Co-working spaces - freeing the freelancer
The internet age has brought about some fundamental transformations in the way that freelancers operate. For many, possessing a laptop and access to a reliable internet connection is all that they need to get their work done. The extraordinary advances in the ways that we can operate have brought new freedom to many – it’s easier to be truly independent. But, for some, this independence can come at a cost.
Many discover that going it alone can be a lonely experience. The unheralded virtues of being a part of a community becomes apparent to the freelancer. It is from the travails of the unrooted freelancer that co-working space began cropping up and flourishing.
What is a co-working space?
In essence, co-working spaces are shared offices. Freelancers, individual contractors, or people whose work consists of large amounts of travel rent space – a desk, a seat at a long table – from which they can do their work. Rental periods can be from a day to a year. Co-working spaces began taking off in the first few years of the new millennium in the USA. The tech-set – independent programmers, designers, digital specialists – quickly became drawn to the idea of workplace sharing. For some, it evoked the atmosphere at university libraries; each doing their own thing, together.
Why use a co-working space?
While working in a traditional office is unappealing to the freelance set – many of whom treasure their independence – it does hold the great benefit of being a community. Being among others engaged in productive activity often helps with motivation. Co-working spaces look to re-engage the freelancer within a working community. Since others in the space are engaged in their own projects, those using a co-working space are surrounded by other individuals with similar work values to themselves.
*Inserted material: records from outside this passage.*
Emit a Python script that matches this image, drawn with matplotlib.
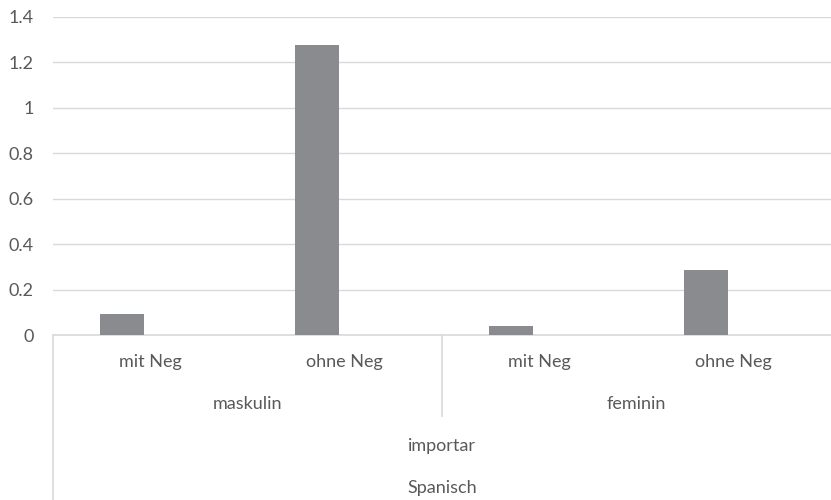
import matplotlib.pyplot as plt
import matplotlib.transforms as mtransforms
from matplotlib.lines import Line2D

# Daten
negation = ["mit Neg", "ohne Neg", "mit Neg", "ohne Neg"]
genus = ["maskulin", "feminin"]
verb = "importar"
sprache = "Spanisch"
werte = [0.092, 1.275, 0.04, 0.285]
y_ticks = [0, 0.2, 0.4, 0.6, 0.8, 1.0, 1.2, 1.4]
y_labels = ["0", "0.2", "0.4", "0.6", "0.8", "1", "1.2", "1.4"]

plt.rcParams['font.family'] = ['Lato', 'DejaVu Sans']
text_farbe = "#595959"
linien_farbe = "#D9D9D9"
balken_farbe = "#8A8B8E"
fs = 13

W, H = 831, 500
fig = plt.figure(figsize=(W / 100, H / 100), dpi=100)
ax_left, ax_right, ax_top, ax_bottom = 53, 831, 16.7, 335
ax = fig.add_axes([ax_left / W, (H - ax_bottom) / H,
                   (ax_right - ax_left) / W, (ax_bottom - ax_top) / H])

n = len(werte)
cat_w = (ax_right - ax_left) / n  # pixel je Kategorie
pos = [i + 0.5 - 28 / cat_w for i in range(n)]
ax.bar(pos, werte, width=44 / cat_w, color=balken_farbe, zorder=3)

ax.set_xlim(0, n)
ax.set_ylim(0, 1.4)
ax.set_yticks(y_ticks)
ax.set_yticklabels(y_labels)
ax.grid(axis="y", color=linien_farbe, linewidth=1, zorder=0)
ax.set_xticks([])
for s in ["top", "right", "left"]:
    ax.spines[s].set_visible(False)
ax.spines["bottom"].set_color(linien_farbe)
ax.spines["bottom"].set_linewidth(1.2)
ax.tick_params(axis="y", length=0, pad=14, labelsize=fs, labelcolor=text_farbe)

# mehrstufige Kategorieachse
trans = mtransforms.blended_transform_factory(ax.transData, fig.transFigure)
fy = lambda y: (H - y) / H

for i, lab in enumerate(negation):
    ax.text(i + 0.5, fy(362), lab, transform=trans, ha="center", va="center",
            fontsize=fs, color=text_farbe)
for j, lab in enumerate(genus):
    ax.text(2 * j + 1, fy(404), lab, transform=trans, ha="center", va="center",
            fontsize=fs, color=text_farbe)
ax.text(n / 2, fy(446), verb, transform=trans, ha="center", va="center",
        fontsize=fs, color=text_farbe)
ax.text(n / 2, fy(488), sprache, transform=trans, ha="center", va="center",
        fontsize=fs, color=text_farbe)

ax.add_line(Line2D([0, 0], [fy(335), fy(500)], transform=trans,
                   color=linien_farbe, linewidth=1.2, clip_on=False))
ax.add_line(Line2D([2, 2], [fy(335), fy(416)], transform=trans,
                   color=linien_farbe, linewidth=1.2, clip_on=False))

fig.savefig("out.png", dpi=100)
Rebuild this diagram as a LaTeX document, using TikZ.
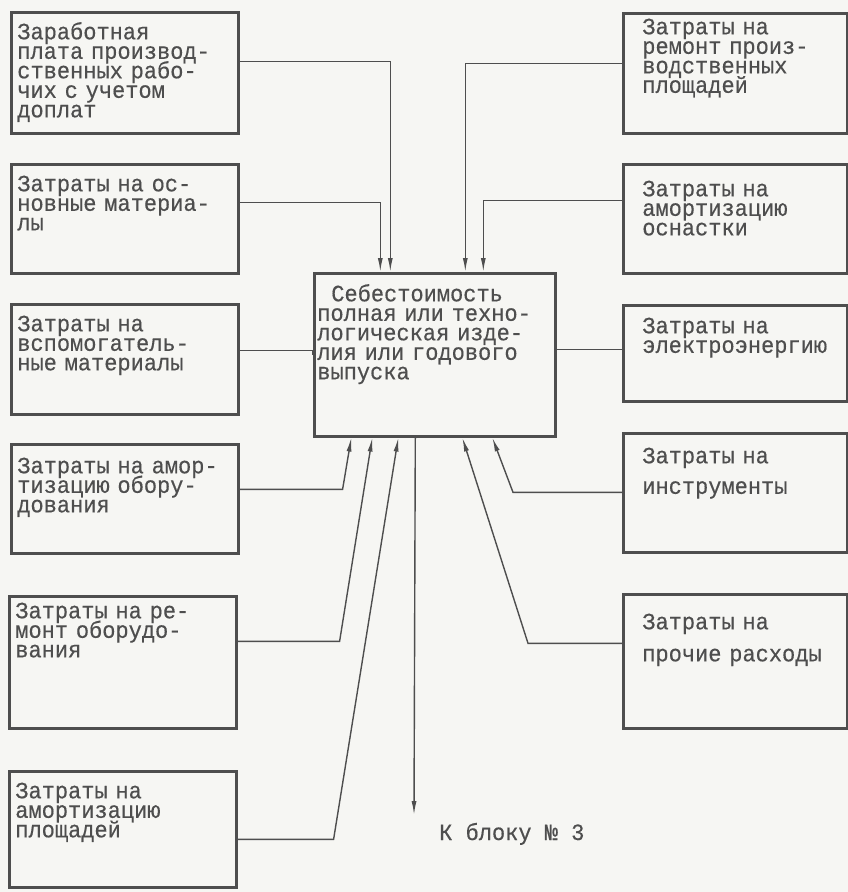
\documentclass[tikz,border=0pt]{standalone}
\usepackage{fontspec}
\newfontfamily\tw[FakeStretch=0.94,FakeBold=0.4]{Liberation Mono}
\newcommand\twfont{\tw\fontsize{23.4}{19.5}\selectfont\lineskiplimit=-20pt\relax}
\usetikzlibrary{arrows.meta}
\definecolor{ink}{RGB}{78,78,78}
\definecolor{paper}{RGB}{246,246,243}

\begin{document}
\begin{tikzpicture}[x=1pt,y=-1pt,>={Latex[length=14pt,width=5pt]},
  cell/.style 2 args={draw=ink, line width=2.6pt, anchor=north west, inner ysep=0pt,
    align=left, text=ink, font=\twfont, text height=#1, text depth=#2},
  lbox/.style 2 args={cell={#1}{#2}, text width=215pt, inner xsep=6pt},
  rbox/.style 2 args={cell={#1}{#2}, text width=186pt, inner xsep=19pt},
  wire/.style={draw=ink, line width=1.4pt}]
  \fill[paper] (0,0) rectangle (848,892);
  \useasboundingbox (0,0) rectangle (848,892);

  \node[cell={28pt}{135pt}, text width=235pt, inner xsep=3pt] (C) at (313,272)
    {\hspace*{14pt}Себестоимость\\полная или техно-\\логическая изде-\\лия или годового\\выпуска};

  \node[lbox={27pt}{94pt}] (L1) at (10,11)
    {Заработная\\плата производ-\\ственных рабо-\\чих с учетом\\доплат};
  \node[lbox={27pt}{82pt}] (L2) at (10,163) {Затраты на ос-\\новные материа-\\лы};
  \node[lbox={27pt}{83pt}] (L3) at (10,303) {Затраты на\\вспомогатель-\\ные материалы};
  \node[lbox={29pt}{80pt}] (L4) at (10,443) {Затраты на амор-\\тизацию обору-\\дования};
  \node[lbox={22pt}{110pt}] (L5) at (8,595) {Затраты на ре-\\монт оборудо-\\вания};
  \node[lbox={27pt}{89pt}] (L6) at (8,770) {Затраты на\\амортизацию\\площадей};

  \node[rbox={21pt}{99pt}] (R1) at (622,12) {Затраты на\\ремонт произ-\\водственных\\площадей};
  \node[rbox={32pt}{77pt}] (R2) at (622,163) {Затраты на\\амортизацию\\оснастки};
  \node[rbox={28pt}{68pt}] (R3) at (622,304) {Затраты на\\электроэнергию};
  \node[rbox={30pt}{89pt}] (R4) at (622,432) {Затраты на\\[11pt]инструменты};
  \node[rbox={35pt}{99pt}] (R5) at (622,593) {Затраты на\\[12.5pt]прочие расходы};

  \draw[wire,->] ([yshift=11.5pt]L1.east) -| ([xshift=-44.5pt]C.north);
  \draw[wire,->] ([yshift=16.5pt]L2.east) -| ([xshift=-54.5pt]C.north);
  \draw[wire,->] ([yshift=10pt]R1.west) -| ([xshift=30.5pt]C.north);
  \draw[wire,->] ([yshift=18.5pt]R2.west) -| ([xshift=48.5pt]C.north);
  \draw[wire] ([yshift=9pt]L3.east) -| (C.west);
  \draw[wire] ([yshift=4pt]R3.west) -| (C.east);
  \draw[wire,->] ([yshift=9.5pt]L4.east) -- ++(103,0) -- ([xshift=-83.5pt]C.south);
  \draw[wire,->] ([yshift=21pt]L5.east) -- ++(102,0) -- ([xshift=-62.5pt]C.south);
  \draw[wire,->] ([yshift=-10pt]L6.east) -- ++(96,0) -- ([xshift=-36.5pt]C.south);
  \draw[wire,->] ([yshift=0.5pt]R4.west) -- ++(-109,0) -- ([xshift=57.5pt]C.south);
  \draw[wire,->] ([yshift=18pt]R5.west) -- ++(-94,0) -- ([xshift=27.5pt]C.south);

  \coordinate (blk3) at (414,815);
  \draw[wire,->] ([xshift=-19.5pt]C.south) -- (blk3);
  \node[anchor=base west, text=ink, inner sep=0pt, font=\twfont]
    (K) at (439,840) {К блоку № 3};
\end{tikzpicture}
\end{document}
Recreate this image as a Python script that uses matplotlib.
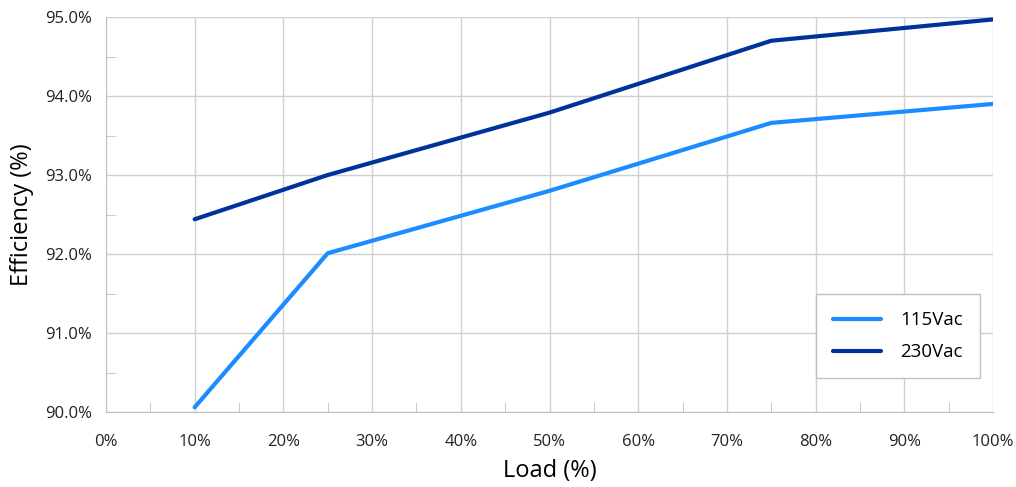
import matplotlib
matplotlib.use("Agg")
import matplotlib.pyplot as plt
from matplotlib.ticker import MultipleLocator, FuncFormatter

plt.rcParams['font.family'] = ['Open Sans', 'DejaVu Sans']

load = [10, 25, 50, 75, 100]
eff_115 = [90.06, 92.01, 92.80, 93.66, 93.90]
eff_230 = [92.44, 93.00, 93.79, 94.70, 94.97]

fig = plt.figure(figsize=(10.16, 4.87), dpi=100)
ax = fig.add_axes([0.1043, 0.154, 0.8731, 0.811])

ax.plot(load, eff_115, color='#1a8cff', lw=3, label='115Vac', solid_capstyle='round')
ax.plot(load, eff_230, color='#003399', lw=3, label='230Vac', solid_capstyle='round')

ax.set_xlim(0, 100)
ax.set_ylim(90, 95)
ax.xaxis.set_major_locator(MultipleLocator(10))
ax.xaxis.set_minor_locator(MultipleLocator(5))
ax.yaxis.set_major_locator(MultipleLocator(1))
ax.yaxis.set_minor_locator(MultipleLocator(0.5))
ax.xaxis.set_major_formatter(FuncFormatter(lambda v, p: '%d%%' % v))
ax.yaxis.set_major_formatter(FuncFormatter(lambda v, p: '%.1f%%' % v))

ax.grid(True, which='major', color='#d0d0d0', lw=1)
ax.set_axisbelow(True)
for s in ['top', 'right']:
    ax.spines[s].set_visible(False)
for s in ['left', 'bottom']:
    ax.spines[s].set_color('#c0c0c0')
ax.tick_params(which='major', length=0, labelsize=12, pad=10, colors='#222222')
ax.tick_params(which='minor', direction='in', length=7, color='#c0c0c0')
ax.tick_params(axis='x', pad=16)

ax.set_xlabel('Load (%)', fontsize=17, labelpad=6)
ax.set_ylabel('Efficiency (%)', fontsize=17, labelpad=8)

leg = ax.legend(loc='lower right', bbox_to_anchor=(0.985, 0.086), borderaxespad=0,
                fontsize=13.5, fancybox=False, framealpha=1, edgecolor='#c0c0c0',
                handlelength=2.6, borderpad=0.9, labelspacing=0.75, handletextpad=1.0)
leg.get_frame().set_linewidth(1)

fig.savefig('out.png', dpi=100)
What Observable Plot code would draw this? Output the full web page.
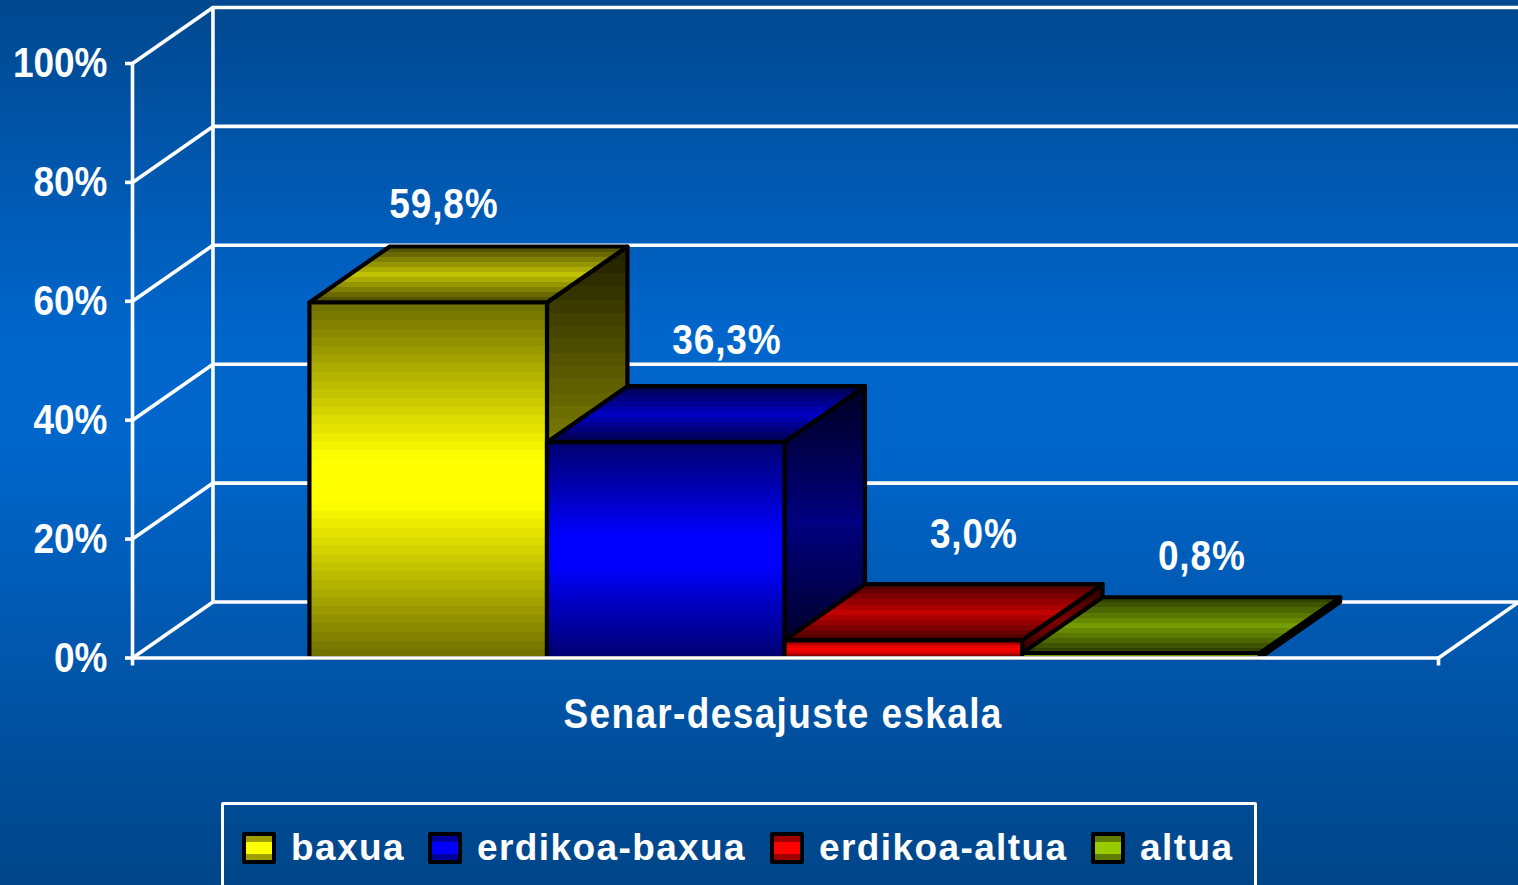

The benefits of co-working spaces extend beyond acting as a slave for loneliness. For the entrepreneur, just starting out, a co-working space provides a more formal working environment, without the significant costs of a traditional office. Most co-working spaces are located in business hubs – city centres and the like – which gives them easy access to have face-to-face meetings with important clients. Furthermore, because co-working spaces draw in like-minded people, many discover collaborative opportunities with others in the space, or through connections forged through people met in the co-working environment
Co-working in South Africa
Co-working spaces have cropped up in Cape Town and Johannesburg in recent years, as people began to recognise the opportunity for such environments among freelance professionals. CoworkingSA keeps a list of Johannesburg and Cape Town co-working spaces, while Coworker provides international co-working listings, with daily, weekly, and monthly prices for renting space, and user reviews and ratings. Monthly rates in South Africa typically range between R2,000 and R3,000. Many co-working spaces provide private rooms and meeting rooms, which provide the user the benefit of being able to host meetings with clients as well as allowing room for organising group projects.